Before you leave home
Do the setup while you have solid Wi-Fi. An eSIM profile is downloaded, not beamed from a card, and it cannot come down over mobile data alone.
- Check compatibility: your iPhone must be eSIM-capable and carrier-unlocked. Most recent iPhones support multiple eSIMs.
- Buy the plan: choose a provider that covers your destination and the data amount you need. Purchase a few days out so you can install calmly.
- Install over Wi-Fi: add the eSIM at home so it is ready to activate the instant you land.
Install and activate the eSIM
- Connect to Wi-Fi, then open Settings, tap Cellular (or Mobile Service), and tap Add eSIM.
- Scan the QR code from your provider, or enter the activation details manually.
- Label the plan clearly (for example, "Travel") so you can tell it apart from your home line.
- When you arrive, open Settings, Cellular, tap the travel plan, and turn it on.
- Enable Data Roaming for the travel line and set it as your Mobile Data line, keeping your home line for calls and texts.
The eSIM sits dormant until you activate it, so installing early costs you nothing and saves the stress of setting it up on unfamiliar airport Wi-Fi.
Warning
Enable Data Roaming only for the travel eSIM, not your home line. Leaving roaming on for your primary carrier line abroad is exactly how people rack up surprise roaming charges while using a travel plan for data.
Managing two lines abroad
With two eSIMs active you assign roles: your home number handles calls and texts (and those all-important two-factor codes), and the travel eSIM carries data. Set this under Settings, Cellular by choosing which line is Default Voice and which is Mobile Data.
If your phone shows no service on the travel line after activation, the usual culprits are Data Roaming being off, the plan not yet started at your location, or the line not selected for data.
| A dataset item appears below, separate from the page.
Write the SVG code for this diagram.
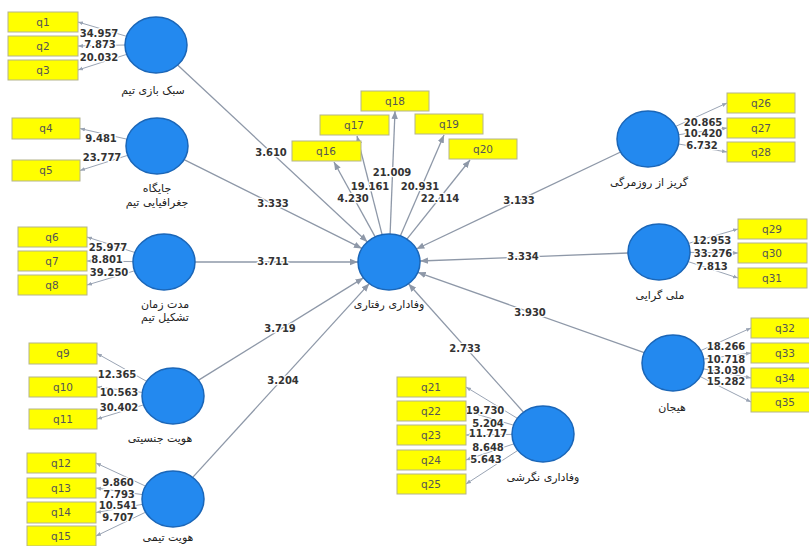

If you hit a broader signal problem, our guide to fixing an iPhone stuck on "No Service" or searching walks through the deeper resets. And before a long trip, it is worth confirming your phone is charging reliably; see why an iPhone charges slowly and how to fix it.
What to do right now
- Confirm your iPhone is eSIM-capable and carrier-unlocked.
- Buy a travel eSIM for your destination a few days before departure.
- Install it over home Wi-Fi and label it clearly.
- On arrival, activate the plan, enable Data Roaming for it, and set it as your data line.
- Keep your home line on for calls and texts, with roaming off on that line.
Frequently asked questions
Can I install a travel eSIM after I land?
You can, but only if you have Wi-Fi at your destination, because eSIM profiles download over Wi-Fi, not mobile data. Installing at home first is far less stressful and means you are connected the moment you arrive.
Will I keep my home phone number?
Yes. That is the main advantage. Leave your primary eSIM active for calls and texts and use the travel eSIM only for data. Both can be active at the same time on modern iPhones.
Why does my travel eSIM say no service after activation?
Most often Data Roaming is off for that line, or you have not selected it as the mobile data line, or the plan has not started yet at your location. Check those first before assuming a hardware problem.
How many eSIMs can my iPhone hold?
Modern iPhones store eight or more eSIM profiles and can have two active simultaneously. You can swap which stored eSIMs are active anytime in Settings, Cellular.
Do travel eSIMs give me a local phone number?
Usually they are data-only, so you keep your home number for calls and texts. Some providers offer plans with a local number, but the common travel eSIM is designed purely for cheap data.